#### Exercise aim:
Read the lines below. Copy out any that hold the string "Python".

Rows from a dataset:
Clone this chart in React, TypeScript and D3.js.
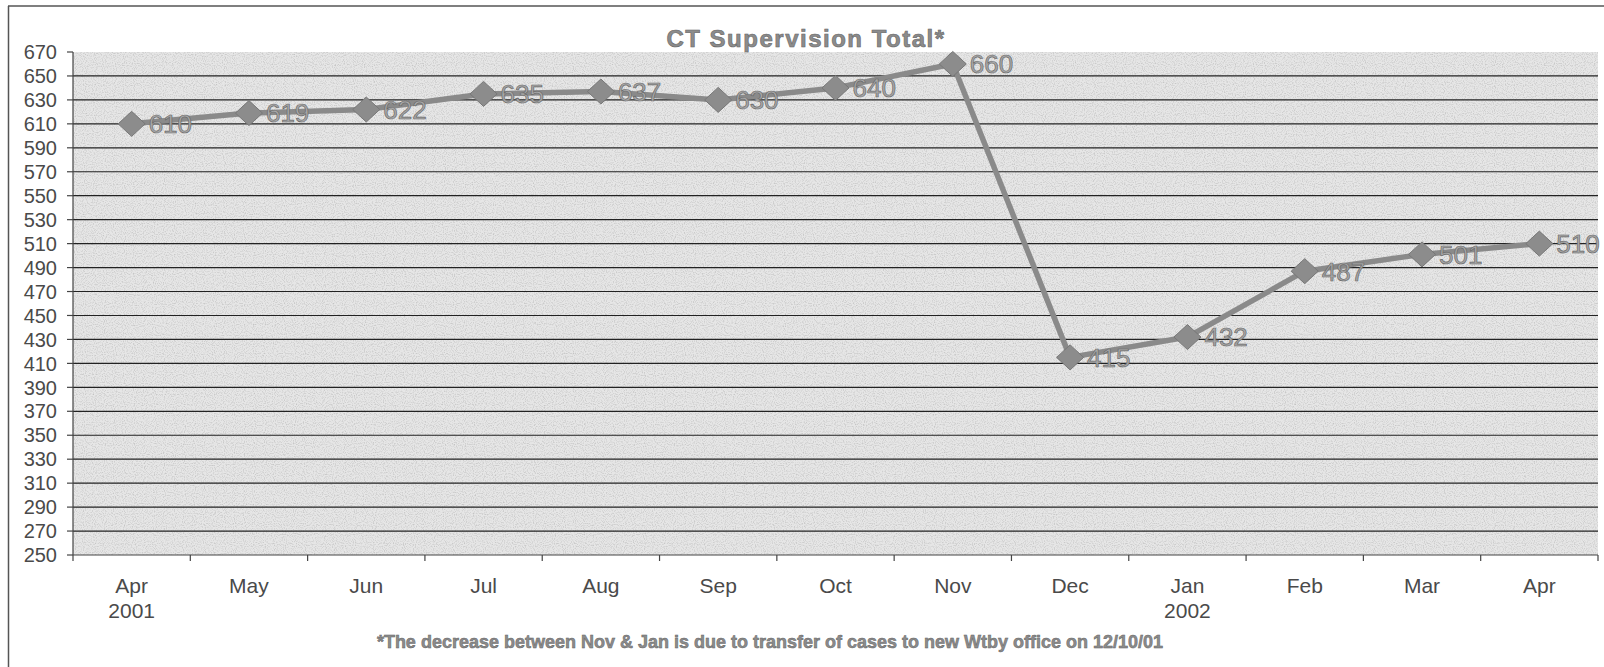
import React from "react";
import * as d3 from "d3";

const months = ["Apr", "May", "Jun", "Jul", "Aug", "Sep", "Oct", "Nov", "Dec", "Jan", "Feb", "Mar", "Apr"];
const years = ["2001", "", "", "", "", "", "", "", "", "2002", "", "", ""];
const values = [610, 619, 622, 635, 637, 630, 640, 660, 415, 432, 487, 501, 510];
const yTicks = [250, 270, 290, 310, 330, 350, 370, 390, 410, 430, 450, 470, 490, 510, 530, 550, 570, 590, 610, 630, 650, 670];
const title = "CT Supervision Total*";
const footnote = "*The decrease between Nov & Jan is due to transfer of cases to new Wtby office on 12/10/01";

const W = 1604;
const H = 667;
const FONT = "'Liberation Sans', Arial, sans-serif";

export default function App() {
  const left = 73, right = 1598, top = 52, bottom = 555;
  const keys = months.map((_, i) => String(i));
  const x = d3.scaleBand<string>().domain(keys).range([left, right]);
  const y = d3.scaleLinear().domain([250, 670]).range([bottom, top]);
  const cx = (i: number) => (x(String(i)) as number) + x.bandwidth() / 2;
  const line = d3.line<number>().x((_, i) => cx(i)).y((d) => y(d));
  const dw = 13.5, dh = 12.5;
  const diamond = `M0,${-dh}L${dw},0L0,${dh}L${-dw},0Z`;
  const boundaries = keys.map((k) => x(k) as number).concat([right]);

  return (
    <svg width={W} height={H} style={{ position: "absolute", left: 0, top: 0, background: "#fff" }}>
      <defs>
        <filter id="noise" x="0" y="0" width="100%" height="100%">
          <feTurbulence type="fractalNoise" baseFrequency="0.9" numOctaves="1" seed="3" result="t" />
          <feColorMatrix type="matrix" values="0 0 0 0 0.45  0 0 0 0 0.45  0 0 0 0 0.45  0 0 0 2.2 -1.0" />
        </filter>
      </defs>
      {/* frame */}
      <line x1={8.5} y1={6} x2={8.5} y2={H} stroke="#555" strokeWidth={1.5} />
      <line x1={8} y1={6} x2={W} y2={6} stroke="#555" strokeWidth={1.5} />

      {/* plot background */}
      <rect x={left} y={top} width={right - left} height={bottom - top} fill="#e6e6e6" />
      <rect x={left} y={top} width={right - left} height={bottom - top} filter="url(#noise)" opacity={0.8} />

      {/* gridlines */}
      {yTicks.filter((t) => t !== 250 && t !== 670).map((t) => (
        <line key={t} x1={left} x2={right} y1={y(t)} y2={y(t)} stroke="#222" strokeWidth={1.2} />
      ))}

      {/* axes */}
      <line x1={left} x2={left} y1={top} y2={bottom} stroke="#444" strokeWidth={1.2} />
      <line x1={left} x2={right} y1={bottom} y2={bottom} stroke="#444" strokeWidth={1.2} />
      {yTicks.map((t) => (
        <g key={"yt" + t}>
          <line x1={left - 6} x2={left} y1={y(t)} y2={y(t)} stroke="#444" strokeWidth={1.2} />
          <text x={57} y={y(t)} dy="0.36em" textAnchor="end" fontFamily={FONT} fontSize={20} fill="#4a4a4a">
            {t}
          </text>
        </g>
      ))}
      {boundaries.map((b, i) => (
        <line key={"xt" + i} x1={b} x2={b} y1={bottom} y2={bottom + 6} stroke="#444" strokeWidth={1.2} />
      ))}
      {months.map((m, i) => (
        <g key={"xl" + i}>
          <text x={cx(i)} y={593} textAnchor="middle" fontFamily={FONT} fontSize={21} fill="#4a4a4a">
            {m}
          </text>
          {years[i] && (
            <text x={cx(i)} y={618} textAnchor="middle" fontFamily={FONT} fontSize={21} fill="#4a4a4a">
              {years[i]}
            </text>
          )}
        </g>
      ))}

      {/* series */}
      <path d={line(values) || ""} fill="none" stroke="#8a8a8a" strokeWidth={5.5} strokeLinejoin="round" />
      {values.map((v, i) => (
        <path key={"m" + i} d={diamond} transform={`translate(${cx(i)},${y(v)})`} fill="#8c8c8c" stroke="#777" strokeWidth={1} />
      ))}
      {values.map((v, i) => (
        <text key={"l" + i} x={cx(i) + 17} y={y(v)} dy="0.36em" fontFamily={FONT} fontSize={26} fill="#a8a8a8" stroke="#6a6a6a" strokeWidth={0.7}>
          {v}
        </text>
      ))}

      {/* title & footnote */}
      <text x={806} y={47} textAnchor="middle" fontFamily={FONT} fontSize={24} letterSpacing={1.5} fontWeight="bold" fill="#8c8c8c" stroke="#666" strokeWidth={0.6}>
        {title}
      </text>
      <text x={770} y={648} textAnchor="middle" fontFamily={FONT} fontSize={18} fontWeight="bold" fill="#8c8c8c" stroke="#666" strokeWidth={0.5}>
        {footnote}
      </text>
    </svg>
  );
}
...
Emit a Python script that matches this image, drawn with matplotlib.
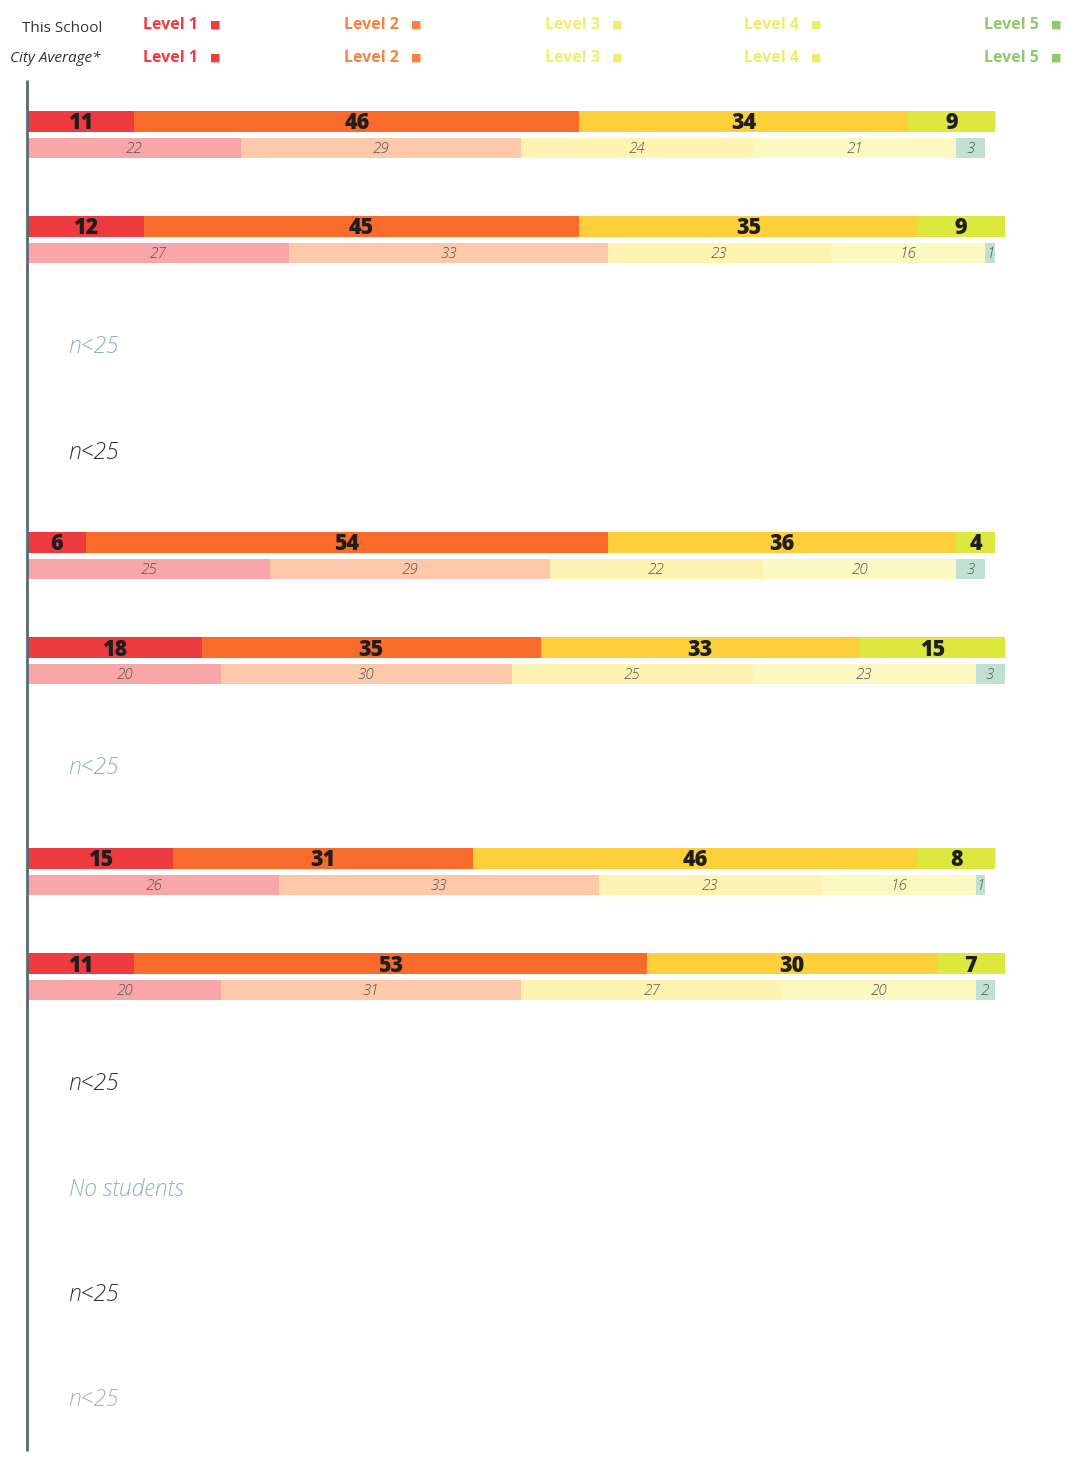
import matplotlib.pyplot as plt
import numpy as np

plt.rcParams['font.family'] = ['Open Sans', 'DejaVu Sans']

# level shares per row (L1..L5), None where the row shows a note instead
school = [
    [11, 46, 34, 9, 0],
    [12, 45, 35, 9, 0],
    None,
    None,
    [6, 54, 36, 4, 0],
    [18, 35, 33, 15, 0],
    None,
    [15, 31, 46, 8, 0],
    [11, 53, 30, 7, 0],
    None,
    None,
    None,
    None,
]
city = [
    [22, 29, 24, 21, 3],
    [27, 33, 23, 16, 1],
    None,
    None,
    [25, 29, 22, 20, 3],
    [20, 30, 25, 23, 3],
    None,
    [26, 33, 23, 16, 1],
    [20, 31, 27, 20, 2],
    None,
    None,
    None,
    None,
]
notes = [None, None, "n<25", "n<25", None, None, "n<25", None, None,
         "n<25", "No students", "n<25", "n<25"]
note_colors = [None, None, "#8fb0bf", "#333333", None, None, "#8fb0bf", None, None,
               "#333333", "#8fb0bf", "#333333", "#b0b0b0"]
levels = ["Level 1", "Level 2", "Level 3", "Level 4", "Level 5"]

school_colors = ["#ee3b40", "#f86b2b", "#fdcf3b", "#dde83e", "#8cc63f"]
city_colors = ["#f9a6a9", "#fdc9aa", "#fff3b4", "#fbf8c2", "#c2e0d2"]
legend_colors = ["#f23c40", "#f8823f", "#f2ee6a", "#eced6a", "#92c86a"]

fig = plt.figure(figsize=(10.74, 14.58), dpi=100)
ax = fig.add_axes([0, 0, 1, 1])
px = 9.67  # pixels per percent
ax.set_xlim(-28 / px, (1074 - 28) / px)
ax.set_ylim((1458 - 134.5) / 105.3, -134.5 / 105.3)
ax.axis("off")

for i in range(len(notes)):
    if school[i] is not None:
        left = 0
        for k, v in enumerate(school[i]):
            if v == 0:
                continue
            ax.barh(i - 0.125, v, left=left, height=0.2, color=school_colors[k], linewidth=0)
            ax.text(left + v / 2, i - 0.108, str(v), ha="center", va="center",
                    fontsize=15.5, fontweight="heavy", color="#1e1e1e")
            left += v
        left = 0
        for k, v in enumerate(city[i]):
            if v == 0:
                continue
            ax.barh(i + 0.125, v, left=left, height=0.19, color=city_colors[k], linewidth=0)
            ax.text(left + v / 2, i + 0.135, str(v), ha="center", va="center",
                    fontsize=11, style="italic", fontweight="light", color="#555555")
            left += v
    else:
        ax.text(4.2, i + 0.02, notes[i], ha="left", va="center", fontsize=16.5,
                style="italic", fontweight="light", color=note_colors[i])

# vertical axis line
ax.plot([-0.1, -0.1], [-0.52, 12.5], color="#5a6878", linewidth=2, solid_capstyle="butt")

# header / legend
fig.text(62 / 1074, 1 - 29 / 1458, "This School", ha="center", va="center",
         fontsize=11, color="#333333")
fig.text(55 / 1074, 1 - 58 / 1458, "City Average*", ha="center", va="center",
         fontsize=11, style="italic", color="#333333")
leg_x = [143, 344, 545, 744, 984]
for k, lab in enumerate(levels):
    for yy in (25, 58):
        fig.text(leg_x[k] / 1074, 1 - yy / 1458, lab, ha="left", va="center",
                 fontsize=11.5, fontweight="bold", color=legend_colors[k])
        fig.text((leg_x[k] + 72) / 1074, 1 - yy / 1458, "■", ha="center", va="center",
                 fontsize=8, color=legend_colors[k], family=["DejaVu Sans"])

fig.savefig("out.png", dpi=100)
...
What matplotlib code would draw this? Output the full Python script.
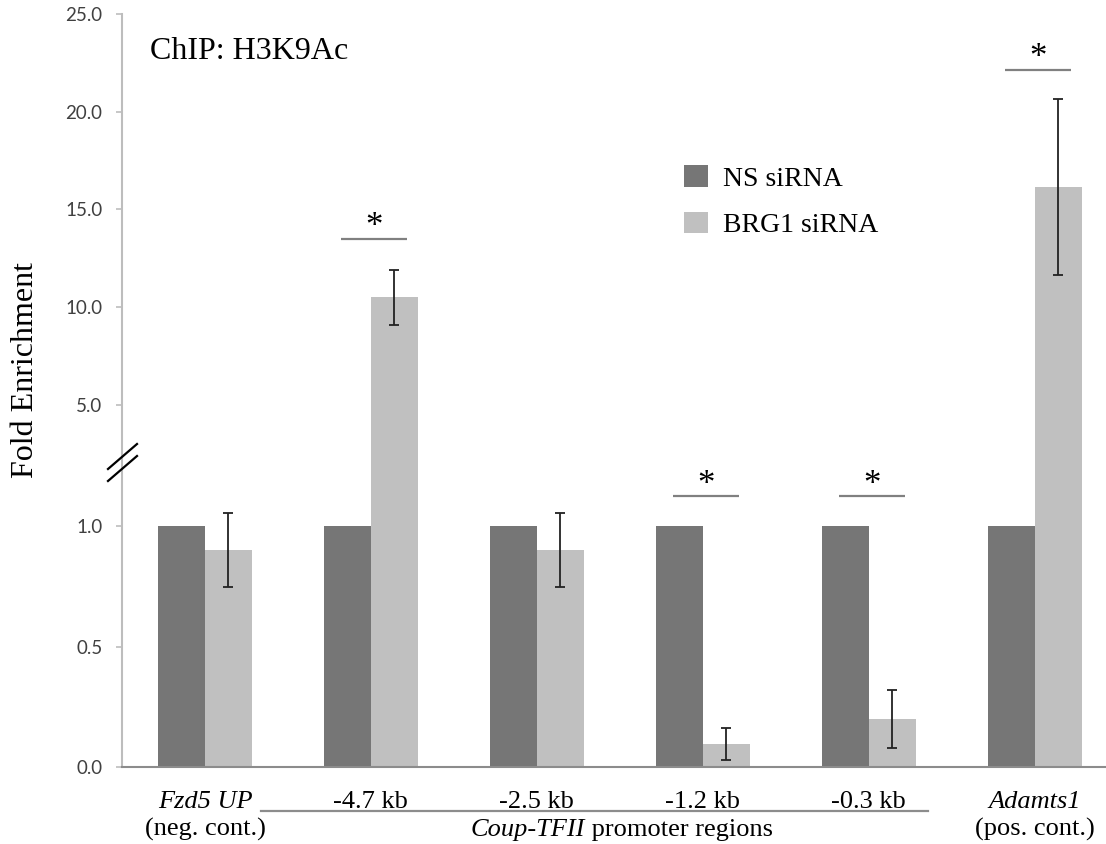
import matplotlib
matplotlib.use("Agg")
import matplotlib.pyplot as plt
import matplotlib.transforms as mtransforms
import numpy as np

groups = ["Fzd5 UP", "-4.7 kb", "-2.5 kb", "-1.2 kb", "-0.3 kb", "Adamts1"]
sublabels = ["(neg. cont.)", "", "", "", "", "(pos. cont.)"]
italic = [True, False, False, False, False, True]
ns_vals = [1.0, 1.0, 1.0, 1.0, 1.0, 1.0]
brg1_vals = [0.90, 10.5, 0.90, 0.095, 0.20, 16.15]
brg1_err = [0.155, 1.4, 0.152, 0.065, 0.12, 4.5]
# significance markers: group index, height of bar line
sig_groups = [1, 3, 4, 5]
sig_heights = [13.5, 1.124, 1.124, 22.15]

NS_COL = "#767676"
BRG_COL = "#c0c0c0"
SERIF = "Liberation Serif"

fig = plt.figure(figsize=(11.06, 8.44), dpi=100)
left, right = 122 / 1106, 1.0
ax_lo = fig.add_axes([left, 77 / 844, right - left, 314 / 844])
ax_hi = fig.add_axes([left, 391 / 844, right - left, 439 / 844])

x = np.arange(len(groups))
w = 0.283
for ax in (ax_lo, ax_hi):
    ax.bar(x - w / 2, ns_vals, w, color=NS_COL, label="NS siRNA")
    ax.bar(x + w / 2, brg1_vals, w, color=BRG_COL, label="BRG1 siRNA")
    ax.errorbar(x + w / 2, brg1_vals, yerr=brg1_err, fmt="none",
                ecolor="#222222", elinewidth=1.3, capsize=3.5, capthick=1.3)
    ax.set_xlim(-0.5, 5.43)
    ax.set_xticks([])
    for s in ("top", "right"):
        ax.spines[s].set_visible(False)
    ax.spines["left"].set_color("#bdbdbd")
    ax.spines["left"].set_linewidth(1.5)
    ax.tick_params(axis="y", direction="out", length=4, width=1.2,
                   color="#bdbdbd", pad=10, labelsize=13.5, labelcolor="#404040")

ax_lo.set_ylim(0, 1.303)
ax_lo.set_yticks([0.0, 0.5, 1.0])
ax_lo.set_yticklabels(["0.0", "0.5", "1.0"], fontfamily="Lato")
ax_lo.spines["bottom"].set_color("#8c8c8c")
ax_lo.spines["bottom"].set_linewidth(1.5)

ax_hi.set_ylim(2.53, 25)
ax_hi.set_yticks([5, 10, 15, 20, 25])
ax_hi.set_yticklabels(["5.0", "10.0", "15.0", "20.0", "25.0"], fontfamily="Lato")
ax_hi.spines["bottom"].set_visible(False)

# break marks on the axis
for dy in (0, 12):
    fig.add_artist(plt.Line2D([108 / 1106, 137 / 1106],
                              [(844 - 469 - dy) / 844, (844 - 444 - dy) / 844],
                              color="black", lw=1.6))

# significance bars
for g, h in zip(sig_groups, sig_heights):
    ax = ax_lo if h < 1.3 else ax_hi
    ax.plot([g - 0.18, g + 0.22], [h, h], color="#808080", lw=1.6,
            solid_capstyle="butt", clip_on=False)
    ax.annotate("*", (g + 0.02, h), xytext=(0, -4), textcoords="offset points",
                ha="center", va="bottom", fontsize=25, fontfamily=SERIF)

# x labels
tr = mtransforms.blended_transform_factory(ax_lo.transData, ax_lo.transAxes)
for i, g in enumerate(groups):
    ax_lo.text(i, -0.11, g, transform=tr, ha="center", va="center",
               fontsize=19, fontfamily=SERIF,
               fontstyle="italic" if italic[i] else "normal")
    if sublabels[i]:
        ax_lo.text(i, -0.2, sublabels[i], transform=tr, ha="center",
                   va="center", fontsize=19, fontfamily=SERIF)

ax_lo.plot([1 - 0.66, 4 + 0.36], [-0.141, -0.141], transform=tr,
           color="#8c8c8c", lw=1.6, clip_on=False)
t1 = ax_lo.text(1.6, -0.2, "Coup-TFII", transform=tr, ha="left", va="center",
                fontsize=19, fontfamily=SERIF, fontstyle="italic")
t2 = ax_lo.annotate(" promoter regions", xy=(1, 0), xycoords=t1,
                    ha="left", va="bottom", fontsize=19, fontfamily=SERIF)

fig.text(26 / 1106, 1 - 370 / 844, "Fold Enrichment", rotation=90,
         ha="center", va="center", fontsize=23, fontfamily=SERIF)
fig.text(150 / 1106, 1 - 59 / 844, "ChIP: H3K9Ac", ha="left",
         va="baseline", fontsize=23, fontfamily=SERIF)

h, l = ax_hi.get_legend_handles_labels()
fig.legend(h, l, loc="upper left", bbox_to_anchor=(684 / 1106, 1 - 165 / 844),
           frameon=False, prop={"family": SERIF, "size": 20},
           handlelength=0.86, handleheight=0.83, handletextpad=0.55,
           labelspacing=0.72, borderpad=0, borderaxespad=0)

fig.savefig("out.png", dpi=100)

#### Exercise output:
Emit a Python script that matches this image, drawn with matplotlib.
What matplotlib code would draw this? Output the full Python script.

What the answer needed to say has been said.